Look for the line containing "Write a web" and the line containing "1.230, 1.235, 1.240];"; retype them and all lines between, exactly, and leave out the pictures.

* **Record set**:
=-=-=

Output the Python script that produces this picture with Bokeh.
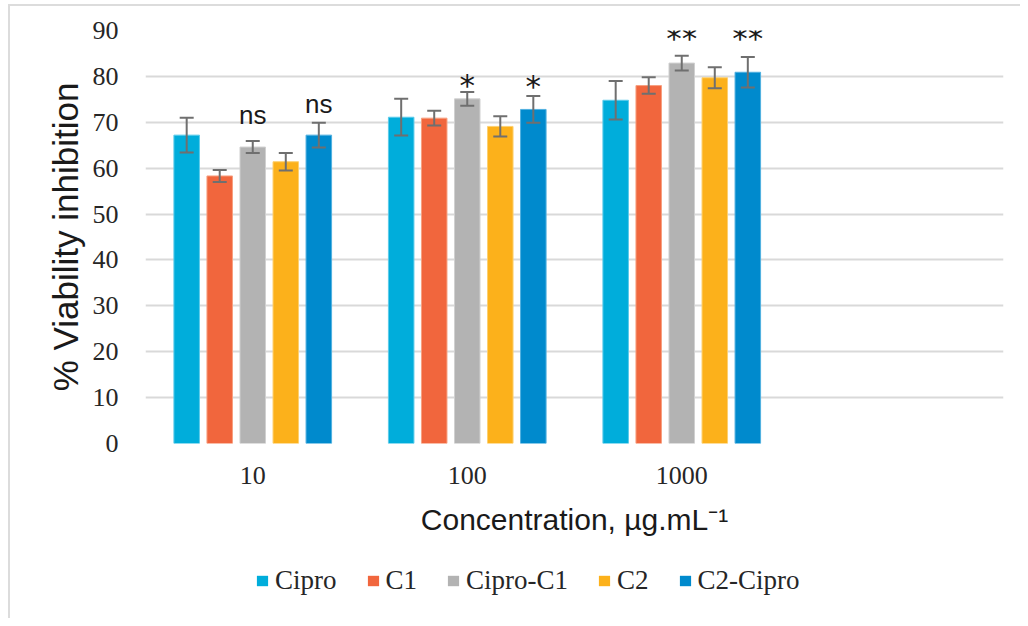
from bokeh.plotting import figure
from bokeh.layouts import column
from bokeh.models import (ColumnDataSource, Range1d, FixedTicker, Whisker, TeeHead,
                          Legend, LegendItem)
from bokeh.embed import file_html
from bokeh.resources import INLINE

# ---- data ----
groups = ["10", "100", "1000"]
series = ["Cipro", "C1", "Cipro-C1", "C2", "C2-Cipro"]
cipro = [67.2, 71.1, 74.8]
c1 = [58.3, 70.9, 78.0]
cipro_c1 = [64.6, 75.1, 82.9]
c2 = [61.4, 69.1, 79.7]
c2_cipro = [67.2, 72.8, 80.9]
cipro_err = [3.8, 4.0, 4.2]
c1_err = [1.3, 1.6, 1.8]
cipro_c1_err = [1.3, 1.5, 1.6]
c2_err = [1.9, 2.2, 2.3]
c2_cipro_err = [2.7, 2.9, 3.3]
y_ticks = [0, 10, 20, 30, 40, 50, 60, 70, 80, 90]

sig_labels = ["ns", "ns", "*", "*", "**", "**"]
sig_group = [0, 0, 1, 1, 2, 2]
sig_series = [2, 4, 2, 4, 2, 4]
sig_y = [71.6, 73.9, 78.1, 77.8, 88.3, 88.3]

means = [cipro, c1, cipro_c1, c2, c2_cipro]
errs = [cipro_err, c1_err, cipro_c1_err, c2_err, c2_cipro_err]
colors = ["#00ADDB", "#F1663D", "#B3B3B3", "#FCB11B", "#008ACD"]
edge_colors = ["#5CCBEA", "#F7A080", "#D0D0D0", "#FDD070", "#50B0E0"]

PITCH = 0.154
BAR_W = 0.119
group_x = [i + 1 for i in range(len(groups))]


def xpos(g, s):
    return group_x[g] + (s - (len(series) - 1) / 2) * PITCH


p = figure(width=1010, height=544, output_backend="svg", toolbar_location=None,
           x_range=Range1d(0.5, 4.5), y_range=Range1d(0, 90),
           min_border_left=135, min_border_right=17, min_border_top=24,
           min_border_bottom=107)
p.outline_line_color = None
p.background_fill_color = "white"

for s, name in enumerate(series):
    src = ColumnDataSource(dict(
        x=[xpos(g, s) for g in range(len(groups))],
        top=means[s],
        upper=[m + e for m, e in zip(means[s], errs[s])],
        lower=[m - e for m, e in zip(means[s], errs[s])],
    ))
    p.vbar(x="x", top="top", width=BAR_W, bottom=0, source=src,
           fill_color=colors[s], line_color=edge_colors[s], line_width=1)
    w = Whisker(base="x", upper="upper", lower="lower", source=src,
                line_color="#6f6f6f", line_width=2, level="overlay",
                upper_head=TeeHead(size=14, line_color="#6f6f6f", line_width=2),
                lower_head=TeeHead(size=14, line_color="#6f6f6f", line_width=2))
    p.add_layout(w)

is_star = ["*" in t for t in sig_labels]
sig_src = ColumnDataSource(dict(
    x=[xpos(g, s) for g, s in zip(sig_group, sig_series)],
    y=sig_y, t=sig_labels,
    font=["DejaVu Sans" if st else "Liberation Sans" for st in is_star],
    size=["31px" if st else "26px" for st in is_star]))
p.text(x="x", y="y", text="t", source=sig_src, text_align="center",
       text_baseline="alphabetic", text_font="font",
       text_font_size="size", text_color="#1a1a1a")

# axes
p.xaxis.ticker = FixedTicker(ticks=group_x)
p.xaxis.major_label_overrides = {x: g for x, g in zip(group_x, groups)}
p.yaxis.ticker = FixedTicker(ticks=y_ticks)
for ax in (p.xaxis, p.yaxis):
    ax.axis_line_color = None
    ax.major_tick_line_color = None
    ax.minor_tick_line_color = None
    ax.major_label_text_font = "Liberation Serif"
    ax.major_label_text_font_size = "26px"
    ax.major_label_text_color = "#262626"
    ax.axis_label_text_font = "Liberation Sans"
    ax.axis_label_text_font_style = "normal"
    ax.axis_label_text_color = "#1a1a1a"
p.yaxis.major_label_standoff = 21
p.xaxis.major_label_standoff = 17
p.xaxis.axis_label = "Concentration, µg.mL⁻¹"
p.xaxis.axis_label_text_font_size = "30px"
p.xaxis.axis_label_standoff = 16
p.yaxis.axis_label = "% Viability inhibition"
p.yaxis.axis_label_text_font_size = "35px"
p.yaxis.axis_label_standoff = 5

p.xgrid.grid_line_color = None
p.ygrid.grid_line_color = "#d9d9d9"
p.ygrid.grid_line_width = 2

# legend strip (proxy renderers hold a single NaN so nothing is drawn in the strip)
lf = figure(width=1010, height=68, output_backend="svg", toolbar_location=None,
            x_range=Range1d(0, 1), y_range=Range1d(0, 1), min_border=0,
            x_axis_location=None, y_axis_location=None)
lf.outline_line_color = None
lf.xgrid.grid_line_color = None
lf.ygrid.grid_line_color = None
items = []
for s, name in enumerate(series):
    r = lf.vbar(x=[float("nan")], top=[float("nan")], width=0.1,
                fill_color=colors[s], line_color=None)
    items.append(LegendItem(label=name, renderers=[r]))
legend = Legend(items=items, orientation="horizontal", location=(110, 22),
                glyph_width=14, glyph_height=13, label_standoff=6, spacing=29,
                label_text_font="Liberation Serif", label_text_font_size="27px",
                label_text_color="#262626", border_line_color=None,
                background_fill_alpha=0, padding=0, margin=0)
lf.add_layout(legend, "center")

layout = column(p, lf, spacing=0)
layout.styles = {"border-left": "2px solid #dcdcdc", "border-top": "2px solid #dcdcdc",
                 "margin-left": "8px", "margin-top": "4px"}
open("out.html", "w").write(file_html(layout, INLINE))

=-=-=

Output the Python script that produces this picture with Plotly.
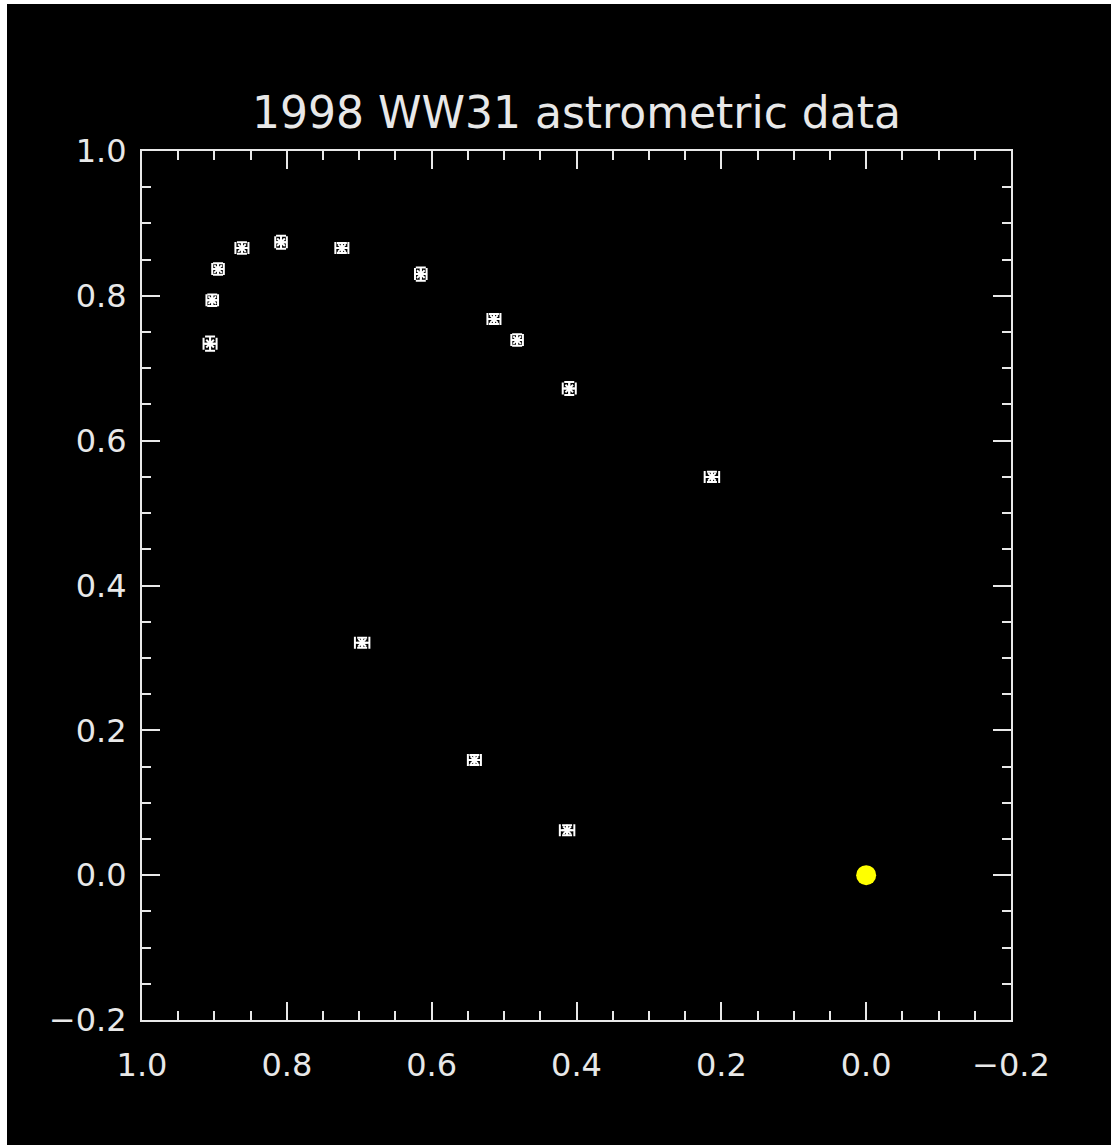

=-=-=

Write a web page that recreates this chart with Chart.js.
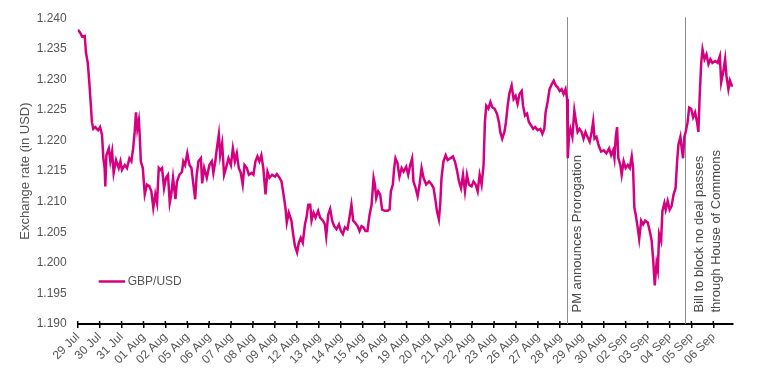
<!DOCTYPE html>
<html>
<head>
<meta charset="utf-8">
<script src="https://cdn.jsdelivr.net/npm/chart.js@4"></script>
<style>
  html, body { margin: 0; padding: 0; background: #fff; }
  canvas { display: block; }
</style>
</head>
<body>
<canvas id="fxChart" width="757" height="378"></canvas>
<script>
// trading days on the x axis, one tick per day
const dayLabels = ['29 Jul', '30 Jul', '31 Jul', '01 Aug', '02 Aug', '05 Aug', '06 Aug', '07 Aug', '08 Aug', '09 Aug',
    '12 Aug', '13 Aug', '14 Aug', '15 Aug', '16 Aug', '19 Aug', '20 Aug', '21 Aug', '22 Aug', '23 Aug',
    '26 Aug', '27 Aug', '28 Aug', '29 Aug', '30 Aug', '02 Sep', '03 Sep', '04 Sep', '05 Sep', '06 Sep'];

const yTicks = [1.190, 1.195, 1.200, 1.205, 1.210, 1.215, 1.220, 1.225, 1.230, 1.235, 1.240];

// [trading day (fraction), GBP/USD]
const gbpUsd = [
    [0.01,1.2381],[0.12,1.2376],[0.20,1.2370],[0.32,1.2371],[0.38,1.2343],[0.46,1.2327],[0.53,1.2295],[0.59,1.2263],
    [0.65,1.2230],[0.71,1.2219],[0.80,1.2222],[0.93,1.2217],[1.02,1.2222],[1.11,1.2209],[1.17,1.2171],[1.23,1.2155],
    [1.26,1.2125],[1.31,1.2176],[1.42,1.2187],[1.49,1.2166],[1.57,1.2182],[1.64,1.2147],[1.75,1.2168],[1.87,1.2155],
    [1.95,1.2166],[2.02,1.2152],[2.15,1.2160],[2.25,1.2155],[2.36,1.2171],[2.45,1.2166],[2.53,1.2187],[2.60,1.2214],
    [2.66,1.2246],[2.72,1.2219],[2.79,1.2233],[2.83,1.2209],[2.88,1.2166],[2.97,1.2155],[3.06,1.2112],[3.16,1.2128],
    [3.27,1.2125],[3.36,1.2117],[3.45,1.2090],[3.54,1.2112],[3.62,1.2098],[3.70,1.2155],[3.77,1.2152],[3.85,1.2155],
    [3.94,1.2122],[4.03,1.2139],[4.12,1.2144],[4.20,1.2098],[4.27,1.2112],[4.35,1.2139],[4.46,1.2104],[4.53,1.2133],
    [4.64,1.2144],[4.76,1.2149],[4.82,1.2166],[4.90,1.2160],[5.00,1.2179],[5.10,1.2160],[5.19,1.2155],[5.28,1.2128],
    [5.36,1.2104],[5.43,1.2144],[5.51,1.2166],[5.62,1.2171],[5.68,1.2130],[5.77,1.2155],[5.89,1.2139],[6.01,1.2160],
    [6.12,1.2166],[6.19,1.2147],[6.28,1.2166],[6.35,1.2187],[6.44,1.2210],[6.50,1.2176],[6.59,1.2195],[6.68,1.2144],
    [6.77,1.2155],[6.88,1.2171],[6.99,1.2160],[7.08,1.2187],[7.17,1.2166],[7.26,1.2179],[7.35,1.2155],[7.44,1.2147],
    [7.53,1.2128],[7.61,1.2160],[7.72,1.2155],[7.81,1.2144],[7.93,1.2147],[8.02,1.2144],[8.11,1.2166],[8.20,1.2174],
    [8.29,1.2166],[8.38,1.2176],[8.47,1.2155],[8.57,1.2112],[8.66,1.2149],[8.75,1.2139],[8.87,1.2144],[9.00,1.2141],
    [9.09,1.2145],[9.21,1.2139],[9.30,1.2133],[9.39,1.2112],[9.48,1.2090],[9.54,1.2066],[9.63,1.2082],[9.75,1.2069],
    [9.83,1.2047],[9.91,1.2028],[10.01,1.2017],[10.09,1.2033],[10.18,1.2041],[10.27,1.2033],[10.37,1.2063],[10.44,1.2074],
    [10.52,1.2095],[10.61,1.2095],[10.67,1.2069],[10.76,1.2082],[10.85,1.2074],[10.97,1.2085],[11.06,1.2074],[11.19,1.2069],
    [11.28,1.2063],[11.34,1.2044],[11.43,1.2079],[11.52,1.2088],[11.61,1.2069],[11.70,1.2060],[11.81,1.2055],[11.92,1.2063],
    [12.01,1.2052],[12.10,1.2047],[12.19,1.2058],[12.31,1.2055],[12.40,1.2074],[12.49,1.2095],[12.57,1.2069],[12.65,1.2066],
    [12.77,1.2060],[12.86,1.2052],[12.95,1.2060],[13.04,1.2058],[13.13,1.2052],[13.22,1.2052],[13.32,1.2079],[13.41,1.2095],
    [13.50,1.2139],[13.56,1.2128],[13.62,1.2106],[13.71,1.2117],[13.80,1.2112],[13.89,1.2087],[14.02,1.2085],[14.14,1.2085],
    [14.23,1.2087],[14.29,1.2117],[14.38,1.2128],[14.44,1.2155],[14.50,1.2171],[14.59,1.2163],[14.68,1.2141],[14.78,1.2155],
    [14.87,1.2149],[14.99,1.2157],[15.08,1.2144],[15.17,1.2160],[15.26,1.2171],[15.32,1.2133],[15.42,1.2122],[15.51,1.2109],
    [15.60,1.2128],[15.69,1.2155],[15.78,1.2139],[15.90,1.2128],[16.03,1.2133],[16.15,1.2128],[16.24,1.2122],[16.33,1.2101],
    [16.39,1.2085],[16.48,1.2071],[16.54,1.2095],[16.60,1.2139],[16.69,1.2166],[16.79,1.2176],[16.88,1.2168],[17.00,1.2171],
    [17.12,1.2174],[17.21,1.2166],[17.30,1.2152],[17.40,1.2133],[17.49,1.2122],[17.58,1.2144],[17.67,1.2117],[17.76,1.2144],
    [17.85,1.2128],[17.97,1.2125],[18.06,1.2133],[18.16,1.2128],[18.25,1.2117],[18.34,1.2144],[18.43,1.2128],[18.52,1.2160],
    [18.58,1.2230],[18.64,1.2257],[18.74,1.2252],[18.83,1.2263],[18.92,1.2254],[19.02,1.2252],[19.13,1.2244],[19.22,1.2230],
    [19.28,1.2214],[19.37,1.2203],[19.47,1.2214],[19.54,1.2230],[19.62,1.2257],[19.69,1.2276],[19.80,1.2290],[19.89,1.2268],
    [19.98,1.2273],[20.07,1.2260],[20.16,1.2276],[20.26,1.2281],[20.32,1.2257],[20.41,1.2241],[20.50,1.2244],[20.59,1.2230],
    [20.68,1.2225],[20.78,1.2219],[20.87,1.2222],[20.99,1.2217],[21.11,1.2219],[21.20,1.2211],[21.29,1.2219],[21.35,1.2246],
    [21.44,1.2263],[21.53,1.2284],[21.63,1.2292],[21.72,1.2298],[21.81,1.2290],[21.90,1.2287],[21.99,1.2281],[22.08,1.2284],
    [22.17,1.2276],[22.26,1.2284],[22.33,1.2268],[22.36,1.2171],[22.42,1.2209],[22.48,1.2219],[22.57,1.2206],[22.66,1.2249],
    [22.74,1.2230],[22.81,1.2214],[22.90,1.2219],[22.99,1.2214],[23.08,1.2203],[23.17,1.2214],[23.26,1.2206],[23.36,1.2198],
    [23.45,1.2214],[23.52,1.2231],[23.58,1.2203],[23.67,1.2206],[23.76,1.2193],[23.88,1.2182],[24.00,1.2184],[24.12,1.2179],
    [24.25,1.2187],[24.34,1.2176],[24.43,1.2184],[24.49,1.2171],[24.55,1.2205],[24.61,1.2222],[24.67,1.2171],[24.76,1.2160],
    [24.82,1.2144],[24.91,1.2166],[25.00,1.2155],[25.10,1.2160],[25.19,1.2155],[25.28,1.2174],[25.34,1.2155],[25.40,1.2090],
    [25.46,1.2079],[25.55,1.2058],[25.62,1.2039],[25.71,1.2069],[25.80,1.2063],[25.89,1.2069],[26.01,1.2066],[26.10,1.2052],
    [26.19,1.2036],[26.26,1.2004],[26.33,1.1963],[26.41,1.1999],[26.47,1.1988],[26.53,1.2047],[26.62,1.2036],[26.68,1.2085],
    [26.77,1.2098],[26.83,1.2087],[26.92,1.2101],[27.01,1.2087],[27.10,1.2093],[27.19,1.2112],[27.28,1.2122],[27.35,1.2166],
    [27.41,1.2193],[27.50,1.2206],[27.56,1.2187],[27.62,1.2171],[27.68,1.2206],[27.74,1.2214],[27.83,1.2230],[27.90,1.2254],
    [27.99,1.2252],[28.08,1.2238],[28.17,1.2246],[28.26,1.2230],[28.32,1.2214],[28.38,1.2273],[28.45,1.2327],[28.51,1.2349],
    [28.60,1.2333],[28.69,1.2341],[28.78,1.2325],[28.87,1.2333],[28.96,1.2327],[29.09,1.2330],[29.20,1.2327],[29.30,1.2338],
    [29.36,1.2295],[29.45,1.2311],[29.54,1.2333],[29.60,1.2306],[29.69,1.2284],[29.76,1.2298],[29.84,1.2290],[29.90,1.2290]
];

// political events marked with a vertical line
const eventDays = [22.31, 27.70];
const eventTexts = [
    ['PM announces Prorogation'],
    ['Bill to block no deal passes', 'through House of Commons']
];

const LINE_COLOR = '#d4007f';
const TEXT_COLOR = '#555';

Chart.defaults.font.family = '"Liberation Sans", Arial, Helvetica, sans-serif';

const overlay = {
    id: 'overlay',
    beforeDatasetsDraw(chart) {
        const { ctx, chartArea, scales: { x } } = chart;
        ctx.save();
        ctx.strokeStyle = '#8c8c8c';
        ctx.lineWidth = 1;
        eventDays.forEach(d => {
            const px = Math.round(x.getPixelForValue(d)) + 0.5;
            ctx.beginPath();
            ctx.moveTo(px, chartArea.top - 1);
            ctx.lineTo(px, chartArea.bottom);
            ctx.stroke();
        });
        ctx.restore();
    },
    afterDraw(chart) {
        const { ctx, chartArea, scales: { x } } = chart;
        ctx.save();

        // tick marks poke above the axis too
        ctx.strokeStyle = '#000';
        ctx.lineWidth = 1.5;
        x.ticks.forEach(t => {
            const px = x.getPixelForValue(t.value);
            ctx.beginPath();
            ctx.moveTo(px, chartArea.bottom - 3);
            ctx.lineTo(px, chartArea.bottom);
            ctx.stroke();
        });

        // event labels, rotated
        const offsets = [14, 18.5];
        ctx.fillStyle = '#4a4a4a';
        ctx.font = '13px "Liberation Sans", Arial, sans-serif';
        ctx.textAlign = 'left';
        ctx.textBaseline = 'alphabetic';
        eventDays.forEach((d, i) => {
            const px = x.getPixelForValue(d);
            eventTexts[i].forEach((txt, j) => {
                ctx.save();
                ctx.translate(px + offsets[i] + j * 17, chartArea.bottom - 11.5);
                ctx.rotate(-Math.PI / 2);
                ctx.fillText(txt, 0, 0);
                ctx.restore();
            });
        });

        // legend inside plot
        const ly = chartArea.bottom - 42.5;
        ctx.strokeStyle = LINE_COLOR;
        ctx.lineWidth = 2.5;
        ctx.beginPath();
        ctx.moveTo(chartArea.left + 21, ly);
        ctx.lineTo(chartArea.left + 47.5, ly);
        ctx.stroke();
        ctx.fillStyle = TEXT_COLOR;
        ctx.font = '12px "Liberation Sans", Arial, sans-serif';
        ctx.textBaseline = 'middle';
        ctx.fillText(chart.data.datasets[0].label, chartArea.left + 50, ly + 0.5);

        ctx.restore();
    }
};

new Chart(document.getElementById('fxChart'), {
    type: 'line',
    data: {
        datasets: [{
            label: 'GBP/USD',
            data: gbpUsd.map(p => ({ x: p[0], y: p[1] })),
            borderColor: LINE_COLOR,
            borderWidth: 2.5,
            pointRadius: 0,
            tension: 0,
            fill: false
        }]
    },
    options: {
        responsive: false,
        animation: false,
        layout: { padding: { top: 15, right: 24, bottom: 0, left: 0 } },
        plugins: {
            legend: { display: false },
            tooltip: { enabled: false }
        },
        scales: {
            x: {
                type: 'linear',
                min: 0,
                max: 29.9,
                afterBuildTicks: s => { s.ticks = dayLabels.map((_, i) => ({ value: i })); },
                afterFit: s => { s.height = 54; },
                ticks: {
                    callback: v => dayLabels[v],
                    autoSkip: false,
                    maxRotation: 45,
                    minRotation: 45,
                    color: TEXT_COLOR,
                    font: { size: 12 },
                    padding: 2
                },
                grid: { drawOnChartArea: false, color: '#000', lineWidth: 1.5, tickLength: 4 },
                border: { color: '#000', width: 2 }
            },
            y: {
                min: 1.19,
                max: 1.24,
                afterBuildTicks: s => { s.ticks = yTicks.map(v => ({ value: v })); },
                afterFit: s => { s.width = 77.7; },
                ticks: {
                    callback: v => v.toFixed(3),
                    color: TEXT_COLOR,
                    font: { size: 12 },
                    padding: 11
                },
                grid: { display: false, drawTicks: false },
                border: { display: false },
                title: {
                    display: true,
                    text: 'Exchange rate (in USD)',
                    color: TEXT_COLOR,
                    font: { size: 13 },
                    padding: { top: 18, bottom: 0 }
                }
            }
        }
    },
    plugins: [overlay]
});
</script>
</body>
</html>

=-=-=

* **Solution to this problem**:
Write a web page that recreates this chart with Chart.js.
<!DOCTYPE html>
<html>
<head>
<meta charset="utf-8">
<script src="https://cdn.jsdelivr.net/npm/chart.js@4"></script>
<style>
  html, body { margin: 0; padding: 0; background: #fff; }
  canvas { display: block; }
</style>
</head>
<body>
<canvas id="fxChart" width="757" height="378"></canvas>
<script>
// trading days on the x axis, one tick per day
const dayLabels = ['29 Jul', '30 Jul', '31 Jul', '01 Aug', '02 Aug', '05 Aug', '06 Aug', '07 Aug', '08 Aug', '09 Aug',
    '12 Aug', '13 Aug', '14 Aug', '15 Aug', '16 Aug', '19 Aug', '20 Aug', '21 Aug', '22 Aug', '23 Aug',
    '26 Aug', '27 Aug', '28 Aug', '29 Aug', '30 Aug', '02 Sep', '03 Sep', '04 Sep', '05 Sep', '06 Sep'];

const yTicks = [1.190, 1.195, 1.200, 1.205, 1.210, 1.215, 1.220, 1.225, 1.230, 1.235, 1.240];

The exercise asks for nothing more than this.